È particolarmente interessante l’intervista rilasciata alla Stampa da Guido Barilla, presidente della omonima multinazionale alimentare, perché dimostra che anche gli imprenditori che hanno successo nel mondo e che sono riusciti nella di solito non facile transizione generazionale degli imperi famigliari ereditati conoscono poco o nulla del contesto economico del loro paese. 

Dice Barilla, entrato nell’azienda di famiglia a 24 anni – all’inizio degli anni Ottanta - che «molte persone scoprono che stare a casa con il sussidio è più comodo rispetto a mettersi in gioco cercando lavori probabilmente anche poco remunerati».

Quello che scorge dalla sua posizione di imprenditore globale è che nel nostro paese «c'è un atteggiamento di rilassamento», quasi uno stato dell’anima dunque, da parte di non meglio precisati «alcuni» che spera che termini presto.

Ora non è chiaro se la sua speranza sia riposta nella abolizione del reddito di cittadinanza, un sostegno presente in quasi tutti i paesi europei, seppure da ritoccare, rivedere e soprattutto da abbinare a politiche attive degne anche nel Mezzogiorno, un sussidio che in Italia, durante la crisi, sommato al reddito di emergenza, ha aiutato quattro milioni di persone, facendo loro incassare un importo medio di circa 500 euro. 

Di certo, il messaggio è rivolto alle giovani generazioni: «Rivolgo un appello ai ragazzi: non sedetevi su facili situazioni, abbiate la forza di rinunciare ai sussidi facili e mettetevi in gioco». La situazione facile dovrebbe essere aver scontato sulla propria pelle una delle più grandi crisi economiche degli ultimi 120 anni, ma considerando il concetto di giovani che si ha in Italia, potrebbe averne vissute già due. 

Il premio che non c’è

A questi giovani, dice Barilla, serve il coraggio, appunto, e le competenze. Ebbene i dati dicono che in Italia il ritorno di investimento di un titolo di studio, si dice la sua “premialità”, è più basso che nel resto d’Europa. E questo perché il tessuto economico del paese,  al di là di virtuose minoranze, non premia le competenze e c’è un problema anche di formazione adeguata. 

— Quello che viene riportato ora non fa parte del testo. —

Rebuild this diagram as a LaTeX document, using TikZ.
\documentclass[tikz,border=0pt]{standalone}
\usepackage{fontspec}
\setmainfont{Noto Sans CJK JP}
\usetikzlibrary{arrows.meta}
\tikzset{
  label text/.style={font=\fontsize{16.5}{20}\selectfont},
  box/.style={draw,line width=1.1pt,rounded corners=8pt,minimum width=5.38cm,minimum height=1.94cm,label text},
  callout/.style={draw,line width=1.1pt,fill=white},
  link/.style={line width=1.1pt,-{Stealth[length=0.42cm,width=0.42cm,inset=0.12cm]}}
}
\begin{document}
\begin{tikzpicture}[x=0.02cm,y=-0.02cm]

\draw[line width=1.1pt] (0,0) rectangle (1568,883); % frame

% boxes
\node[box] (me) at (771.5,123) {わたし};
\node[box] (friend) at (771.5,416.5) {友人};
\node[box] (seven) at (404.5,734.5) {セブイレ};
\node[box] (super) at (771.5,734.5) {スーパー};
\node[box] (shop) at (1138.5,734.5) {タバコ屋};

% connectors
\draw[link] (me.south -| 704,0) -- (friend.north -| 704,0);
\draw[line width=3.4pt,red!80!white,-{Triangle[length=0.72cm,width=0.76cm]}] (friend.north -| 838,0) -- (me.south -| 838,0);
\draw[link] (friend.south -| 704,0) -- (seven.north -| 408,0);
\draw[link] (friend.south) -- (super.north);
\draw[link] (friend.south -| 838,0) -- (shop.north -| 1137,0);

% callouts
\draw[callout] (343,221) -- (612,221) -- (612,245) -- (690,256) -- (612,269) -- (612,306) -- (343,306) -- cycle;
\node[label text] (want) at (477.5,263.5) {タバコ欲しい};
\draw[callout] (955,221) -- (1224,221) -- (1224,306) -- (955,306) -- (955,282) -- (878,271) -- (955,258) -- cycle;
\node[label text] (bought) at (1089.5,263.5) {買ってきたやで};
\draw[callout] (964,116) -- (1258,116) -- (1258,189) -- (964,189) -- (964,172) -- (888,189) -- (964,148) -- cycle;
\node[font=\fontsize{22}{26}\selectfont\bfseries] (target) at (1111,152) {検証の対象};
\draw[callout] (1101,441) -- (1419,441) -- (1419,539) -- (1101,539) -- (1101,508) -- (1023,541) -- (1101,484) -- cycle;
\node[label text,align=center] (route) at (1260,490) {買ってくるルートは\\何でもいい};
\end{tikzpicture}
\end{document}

I dati dicono che questo problema arriva da lontano: già considerando il periodo che va dalla metà degli anni Novanta alla crisi del 2009 sono cresciuti solo i salari dei lavoratori di qualificazione media, e i salari dei lavoratori altamente qualificati sono calati più di quelli a bassa qualifica. 

Undici anni dopo, luglio 2020, il rapporto sull’occupazione dei giovani italiani pubblicato dall’Istat dice più o meno la stessa cosa: «Nonostante il limitato numero di giovani laureati in Italia, le loro prospettive occupazionali sono relativamente più deboli rispetto ai valori medi europei».

E ancora: «Tra i più giovani, la differenza Italia-Ue nei tassi di occupazione dei laureati sale dunque a 9 punti; indicando un mercato del lavoro che assorbe con difficoltà e lentezza il giovane capitale umano più formato del Paese». 

Se questo non bastasse, poi, il tasso di occupazione delle giovani donne, più istruite in media dei giovani uomini, «resta significativamente inferiore a quello maschile». Certo, ci sarebbe la soluzione, accettare lavori poco remunerati, come suggerisce il presidente del gruppo alimentare, e continuare il declino di un paese che ha un problema di produttività latente e mai affrontato, che accumula risparmi – viva gli ereditieri – ma ha una classe imprenditoriale che investe poco e spesso male e non scommette sulle nuove generazioni. Ha ragione Barilla, giovani italiani, prendete coraggio e non sedetevi sulle comodità: cambiate paese.